> **AVAILABLE DATA**:
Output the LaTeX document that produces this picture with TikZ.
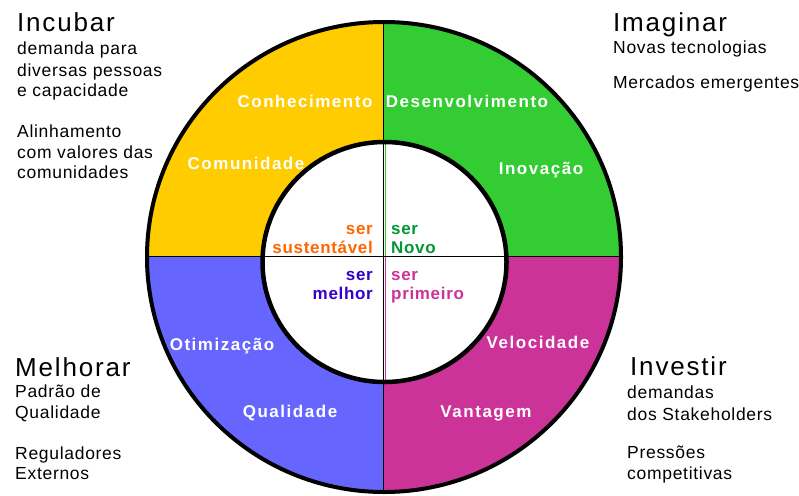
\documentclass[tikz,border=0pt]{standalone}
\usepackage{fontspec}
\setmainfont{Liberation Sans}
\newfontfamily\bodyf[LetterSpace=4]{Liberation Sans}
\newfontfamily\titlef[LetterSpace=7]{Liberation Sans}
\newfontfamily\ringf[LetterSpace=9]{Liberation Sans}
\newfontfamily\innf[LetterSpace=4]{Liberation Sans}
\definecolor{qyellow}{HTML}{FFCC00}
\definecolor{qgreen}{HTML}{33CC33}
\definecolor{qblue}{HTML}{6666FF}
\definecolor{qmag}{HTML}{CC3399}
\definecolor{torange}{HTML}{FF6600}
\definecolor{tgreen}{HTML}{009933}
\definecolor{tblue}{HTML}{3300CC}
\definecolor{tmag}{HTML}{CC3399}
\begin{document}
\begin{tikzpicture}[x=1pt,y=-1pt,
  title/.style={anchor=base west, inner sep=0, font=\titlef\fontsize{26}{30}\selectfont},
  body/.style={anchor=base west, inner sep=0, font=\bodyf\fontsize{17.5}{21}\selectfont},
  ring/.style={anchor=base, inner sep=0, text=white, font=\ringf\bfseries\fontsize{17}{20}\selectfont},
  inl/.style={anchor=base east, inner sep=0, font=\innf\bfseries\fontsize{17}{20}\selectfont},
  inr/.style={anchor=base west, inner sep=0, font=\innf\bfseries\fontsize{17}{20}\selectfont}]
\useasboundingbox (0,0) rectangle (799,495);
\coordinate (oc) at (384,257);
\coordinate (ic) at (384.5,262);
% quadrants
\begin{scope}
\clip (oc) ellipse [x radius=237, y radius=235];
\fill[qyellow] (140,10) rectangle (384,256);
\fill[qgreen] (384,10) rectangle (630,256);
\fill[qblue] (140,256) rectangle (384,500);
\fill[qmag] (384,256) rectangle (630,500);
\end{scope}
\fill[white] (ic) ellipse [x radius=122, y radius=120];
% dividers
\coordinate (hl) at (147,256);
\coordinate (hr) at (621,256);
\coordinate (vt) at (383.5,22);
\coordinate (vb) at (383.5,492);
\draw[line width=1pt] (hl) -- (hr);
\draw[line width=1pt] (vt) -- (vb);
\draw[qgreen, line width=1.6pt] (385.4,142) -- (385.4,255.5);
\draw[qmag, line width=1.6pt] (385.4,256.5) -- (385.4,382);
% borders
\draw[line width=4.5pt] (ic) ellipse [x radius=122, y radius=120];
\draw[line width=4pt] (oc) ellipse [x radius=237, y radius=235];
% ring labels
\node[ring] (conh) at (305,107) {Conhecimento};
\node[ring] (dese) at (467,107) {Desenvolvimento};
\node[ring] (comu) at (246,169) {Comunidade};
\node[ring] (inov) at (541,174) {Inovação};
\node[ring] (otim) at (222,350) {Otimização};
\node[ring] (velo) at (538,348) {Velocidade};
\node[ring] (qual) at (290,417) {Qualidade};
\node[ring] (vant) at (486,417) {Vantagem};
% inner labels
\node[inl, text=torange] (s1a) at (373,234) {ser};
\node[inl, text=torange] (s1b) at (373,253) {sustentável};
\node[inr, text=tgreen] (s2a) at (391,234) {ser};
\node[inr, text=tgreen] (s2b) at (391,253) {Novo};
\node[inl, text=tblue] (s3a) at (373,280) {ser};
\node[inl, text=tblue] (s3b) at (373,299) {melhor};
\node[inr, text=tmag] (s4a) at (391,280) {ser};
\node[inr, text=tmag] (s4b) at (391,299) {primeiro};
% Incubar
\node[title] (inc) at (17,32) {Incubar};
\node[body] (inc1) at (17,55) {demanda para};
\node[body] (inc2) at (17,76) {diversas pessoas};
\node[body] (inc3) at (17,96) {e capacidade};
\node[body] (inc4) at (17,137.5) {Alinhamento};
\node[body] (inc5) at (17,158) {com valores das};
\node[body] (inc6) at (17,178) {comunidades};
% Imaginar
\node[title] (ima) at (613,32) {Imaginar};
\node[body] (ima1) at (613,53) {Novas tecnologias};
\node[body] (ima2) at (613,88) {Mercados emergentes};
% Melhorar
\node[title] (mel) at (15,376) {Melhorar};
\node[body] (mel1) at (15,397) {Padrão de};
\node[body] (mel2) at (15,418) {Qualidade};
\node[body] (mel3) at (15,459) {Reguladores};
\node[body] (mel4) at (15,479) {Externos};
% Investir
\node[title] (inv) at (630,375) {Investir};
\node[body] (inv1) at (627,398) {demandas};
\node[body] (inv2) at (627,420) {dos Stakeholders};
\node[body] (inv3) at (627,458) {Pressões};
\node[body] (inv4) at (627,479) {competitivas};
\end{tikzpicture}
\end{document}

--

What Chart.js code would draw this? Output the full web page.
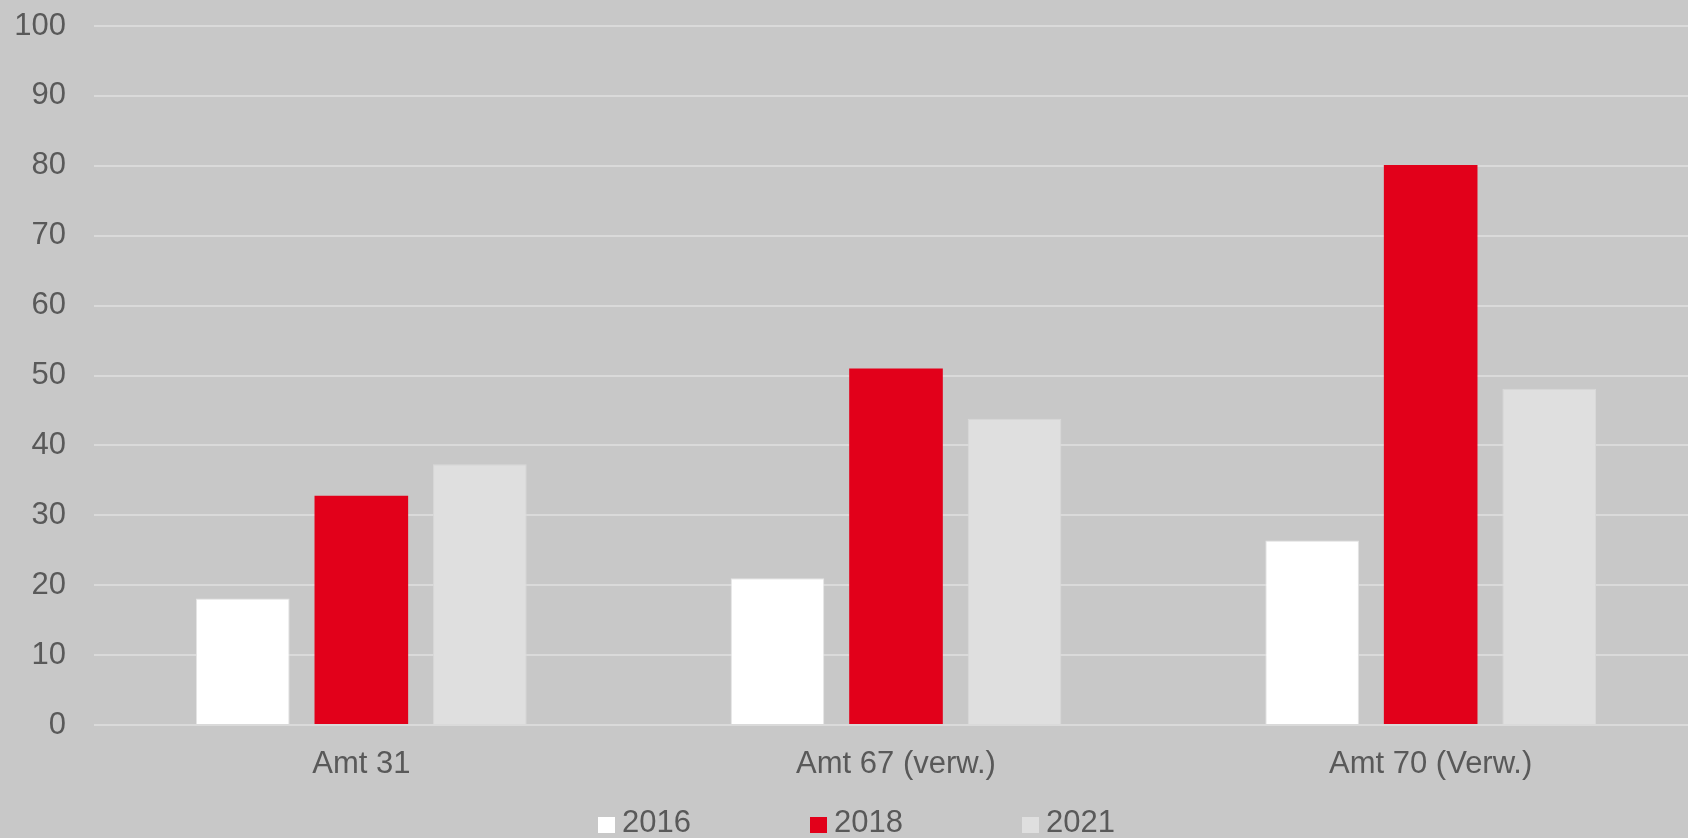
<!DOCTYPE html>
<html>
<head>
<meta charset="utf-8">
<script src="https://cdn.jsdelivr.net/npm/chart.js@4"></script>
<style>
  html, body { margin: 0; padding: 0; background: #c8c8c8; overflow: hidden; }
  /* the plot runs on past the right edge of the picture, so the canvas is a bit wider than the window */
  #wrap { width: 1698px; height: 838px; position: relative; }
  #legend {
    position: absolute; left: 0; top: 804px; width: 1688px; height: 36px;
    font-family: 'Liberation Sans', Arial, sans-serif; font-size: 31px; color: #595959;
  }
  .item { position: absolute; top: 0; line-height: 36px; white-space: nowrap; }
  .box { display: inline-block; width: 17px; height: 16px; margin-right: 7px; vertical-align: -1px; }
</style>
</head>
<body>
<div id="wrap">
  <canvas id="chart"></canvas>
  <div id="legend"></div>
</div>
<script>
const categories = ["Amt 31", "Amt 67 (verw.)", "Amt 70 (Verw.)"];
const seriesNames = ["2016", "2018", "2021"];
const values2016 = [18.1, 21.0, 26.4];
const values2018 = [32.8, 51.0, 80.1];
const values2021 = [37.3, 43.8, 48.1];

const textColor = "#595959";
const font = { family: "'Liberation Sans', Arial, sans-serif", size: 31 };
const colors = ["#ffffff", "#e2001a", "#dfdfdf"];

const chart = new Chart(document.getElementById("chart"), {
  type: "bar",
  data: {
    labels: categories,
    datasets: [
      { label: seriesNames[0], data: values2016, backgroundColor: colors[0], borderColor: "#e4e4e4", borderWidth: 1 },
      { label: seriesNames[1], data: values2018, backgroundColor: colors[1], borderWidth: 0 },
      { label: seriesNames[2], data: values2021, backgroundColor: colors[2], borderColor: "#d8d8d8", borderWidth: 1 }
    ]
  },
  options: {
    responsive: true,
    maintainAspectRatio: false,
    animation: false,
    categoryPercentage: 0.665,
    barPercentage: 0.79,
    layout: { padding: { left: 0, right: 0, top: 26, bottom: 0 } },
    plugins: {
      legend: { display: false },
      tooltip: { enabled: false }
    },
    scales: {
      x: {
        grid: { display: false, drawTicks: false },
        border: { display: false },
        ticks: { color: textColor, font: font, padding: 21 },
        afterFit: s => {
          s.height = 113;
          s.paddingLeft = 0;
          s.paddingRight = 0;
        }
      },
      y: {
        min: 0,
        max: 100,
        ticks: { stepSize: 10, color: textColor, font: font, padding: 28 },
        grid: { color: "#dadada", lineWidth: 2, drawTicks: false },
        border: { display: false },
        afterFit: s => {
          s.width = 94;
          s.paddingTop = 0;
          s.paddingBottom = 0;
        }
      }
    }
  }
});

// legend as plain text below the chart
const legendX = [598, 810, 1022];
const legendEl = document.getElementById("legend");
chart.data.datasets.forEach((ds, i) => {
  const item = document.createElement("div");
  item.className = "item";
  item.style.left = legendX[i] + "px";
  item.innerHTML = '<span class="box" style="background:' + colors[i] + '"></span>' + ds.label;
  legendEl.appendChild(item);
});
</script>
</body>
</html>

* * *

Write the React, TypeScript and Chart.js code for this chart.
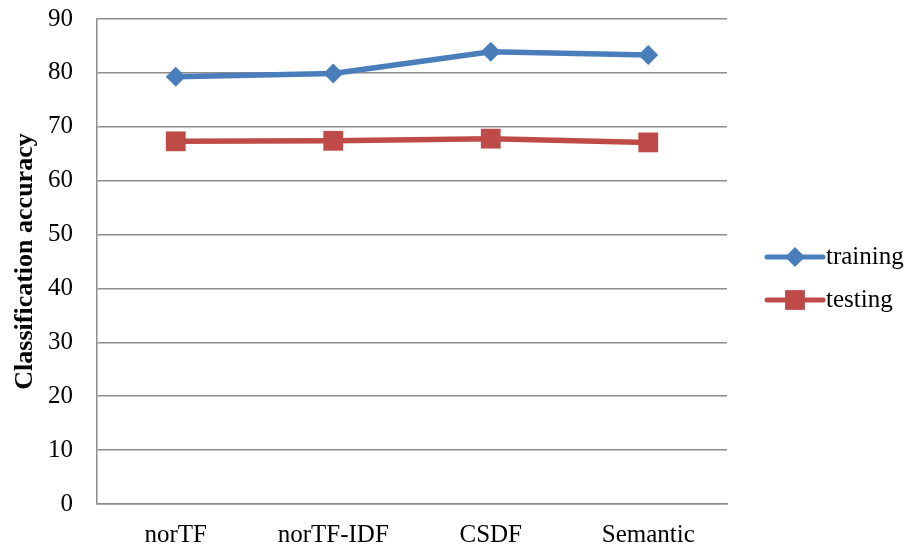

> **AIM OF THE EXERCISE**: From the entries above, extract every line where the word "code" appears.

> **RESULT**:
What Chart.js code would draw this? Output the full web page.
Write the React, TypeScript and Chart.js code for this chart.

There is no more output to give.